Composite materials are among the most interesting engineering materials because their complex structure allows for very high strength and stiffness properties per unit weight, i.e. specific strength and stiffness, in comparison with the specific properties of metal alloys. These properties are highly desirable in a wide variety of advanced engineering applications, ranging from commercial aircrafts to sports equipment, prompting the extensive employment of composite materials in many different industrial sectors. To achieve the effective optimisation of composite materials machining processes, a profound understanding of the phenomena concerned with material removal modes and tool wear development is fundamental. Sensor monitoring of machining processes has been extensively utilised for optimal selection of cutting parameters, tool conditions classification, chip form control, cut surface integrity assessment, chatter detection, etc.
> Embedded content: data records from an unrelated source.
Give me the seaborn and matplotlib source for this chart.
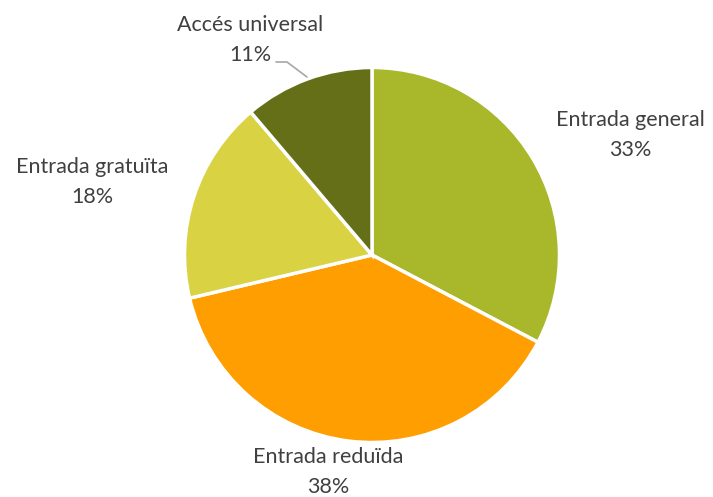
import matplotlib
matplotlib.use("Agg")
import matplotlib.pyplot as plt
import seaborn as sns

categories = ["Entrada general", "Entrada reduïda", "Entrada gratuïta", "Accés universal"]
values = [32.7, 38.6, 17.5, 11.2]
pct_labels = ["33%", "38%", "18%", "11%"]
colors = ["#A8B82A", "#FF9E00", "#D9D243", "#656F18"]

sns.set_theme(style="white")
plt.rcParams['font.family'] = ['Lato', 'DejaVu Sans']

fig = plt.figure(figsize=(7.13, 4.97), dpi=100)
ax = fig.add_axes([0, 0, 1, 1])

ax.pie(values, colors=colors, startangle=90, counterclock=False,
       center=(372, 242), radius=187.5, frame=True,
       wedgeprops=dict(edgecolor="white", linewidth=2.5))

ax.set_xlim(0, 713)
ax.set_ylim(0, 497)
ax.set_aspect("equal")
ax.axis("off")

# label positions (pixel coords, y from top)
label_pos = [(630, 120), (328, 457), (92, 167), (250, 25)]
txt = "#404040"
for name, pct, (x, y) in zip(categories, pct_labels, label_pos):
    ax.text(x, 497 - y, name, ha="center", va="center", fontsize=15.5, color=txt)
    ax.text(x, 497 - y - 30, pct, ha="center", va="center", fontsize=15.5, color=txt)

# leader line for the small slice
ax.plot([276, 287, 307], [497 - 62, 497 - 62, 497 - 77], color="#A6A6A6", lw=1.2)

fig.savefig("out.png", dpi=100)
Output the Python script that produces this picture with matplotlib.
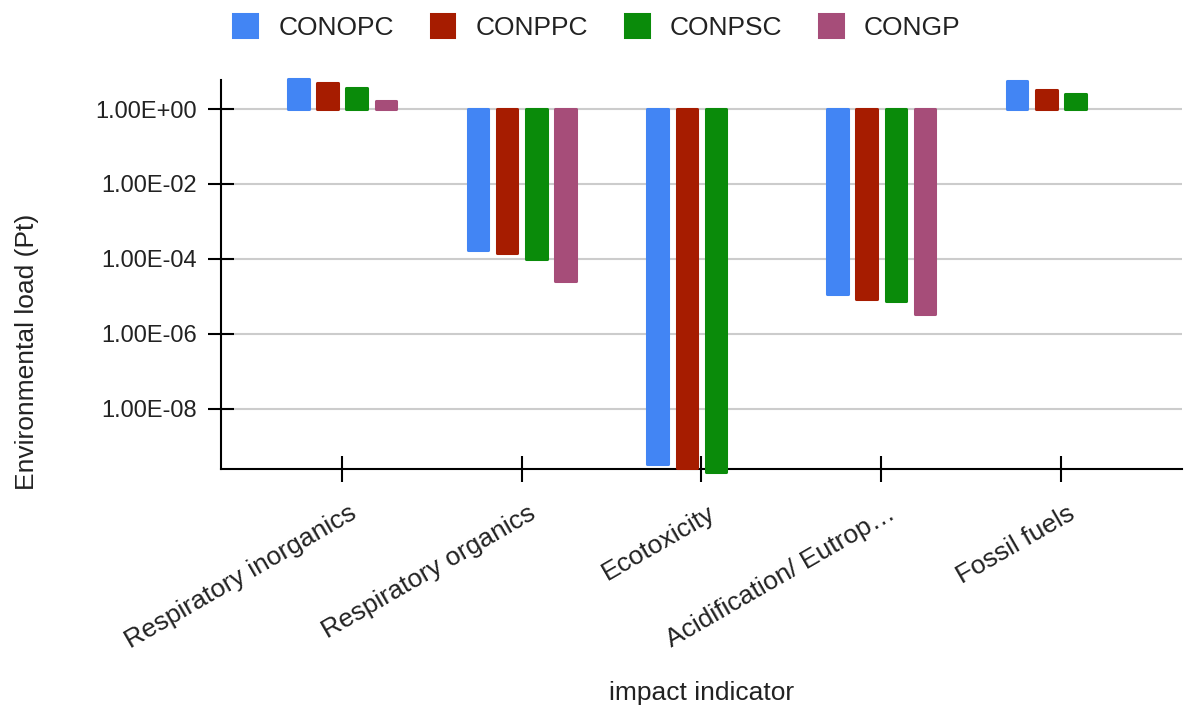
import numpy as np
import matplotlib
matplotlib.use("Agg")
import matplotlib.pyplot as plt
from matplotlib.patches import Patch
from matplotlib.transforms import ScaledTranslation

plt.rcParams['font.family'] = ['Liberation Sans', 'DejaVu Sans']

categories = ["Respiratory inorganics", "Respiratory organics", "Ecotoxicity",
              "Acidification/ Eutrop\u2026", "Fossil fuels"]
series_names = ["CONOPC", "CONPPC", "CONPSC", "CONGP"]
conopc = [6.2, 1.75e-4, 3.5e-10, 1.17e-5, 5.6]
conppc = [4.8, 1.47e-4, 2.7e-10, 8.8e-6, 3.2]
conpsc = [3.6, 1.0e-4, 2.1e-10, 7.7e-6, 2.5]
congp = [1.63, 2.55e-5, np.nan, 3.5e-6, np.nan]
colors = ['#4285f4', '#a61c00', '#0a8b0a', '#a64d79']
y_ticks = [1e0, 1e-2, 1e-4, 1e-6, 1e-8]

W, H = 1184, 711
fig = plt.figure(figsize=(W / 100, H / 100), dpi=100)
ax = fig.add_axes([221 / W, 1 - 469 / H, (1182 - 221) / W, (469 - 80) / H])

x = np.arange(len(categories))
step = 0.163
width = 0.115
edge = 2.2  # rounded edge outline, in points
for i, (vals, c) in enumerate(zip([conopc, conppc, conpsc, congp], colors)):
    vals = np.array(vals, dtype=float)
    ok = ~np.isnan(vals)
    ax.bar(x[ok] + (i - 1.5) * step, vals[ok] - 1, bottom=1, width=width,
           color=c, edgecolor=c, linewidth=edge, joinstyle='round',
           clip_on=False, zorder=3)

ax.set_yscale('log')
ax.set_ylim(2.5e-10, 5.94)
ax.set_xlim(-0.674, len(categories) - 1 + 0.674)
ax.set_yticks(y_ticks)
ax.set_yticklabels([f"{v:.2E}" for v in y_ticks])
ax.yaxis.set_minor_locator(matplotlib.ticker.NullLocator())
ax.set_xticks(x)
ax.set_xticklabels(categories, rotation=30, ha='right', va='top',
                   rotation_mode='anchor')

ax.tick_params(axis='both', direction='inout', length=19, width=1.5,
               color='black', labelcolor='#222222')
ax.tick_params(axis='y', labelsize=17, pad=8)
ax.tick_params(axis='x', labelsize=19, pad=8)

# nudge rotated category labels so their ends sit just right of the ticks
shift = ScaledTranslation(6 / 100, -8 / 100, fig.dpi_scale_trans)
for lbl in ax.get_xticklabels():
    lbl.set_transform(lbl.get_transform() + shift)

ax.grid(axis='y', color='#cccccc', linewidth=1.5)
ax.set_axisbelow(True)
for s in ['top', 'right']:
    ax.spines[s].set_visible(False)
for s in ['left', 'bottom']:
    ax.spines[s].set_linewidth(1.5)
    ax.spines[s].set_color('black')

fig.text(27 / W, 1 - 352 / H, "Environmental load (Pt)", rotation=90,
         ha='center', va='center', fontsize=19, color='#222222')
fig.text(702 / W, 1 - 693 / H, "impact indicator", ha='center', va='center',
         fontsize=19, color='#222222')

handles = [Patch(facecolor=c, edgecolor=c, linewidth=edge, joinstyle='round')
           for c in colors]
fig.legend(handles, series_names, loc='center', bbox_to_anchor=(597 / W, 1 - 27 / H),
           ncol=4, frameon=False, fontsize=19, handlelength=0.9, handleheight=0.95,
           handletextpad=0.8, columnspacing=1.4, labelcolor='#222222')

fig.savefig("out.png", dpi=100)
In this work, the identification of tool wear state was carried out through detection and analysis of acoustic emission and cutting force signals generated during orthogonal cutting of different types of composite materials. Sensor fusion of signals provided by sensors of different nature was performed through signal data processing based on the Principal Component Analysis (PCA), in order to reduce the high dimensionality of sensor signals by extracting significant signal features to utilise for pattern recognition of tool wear state.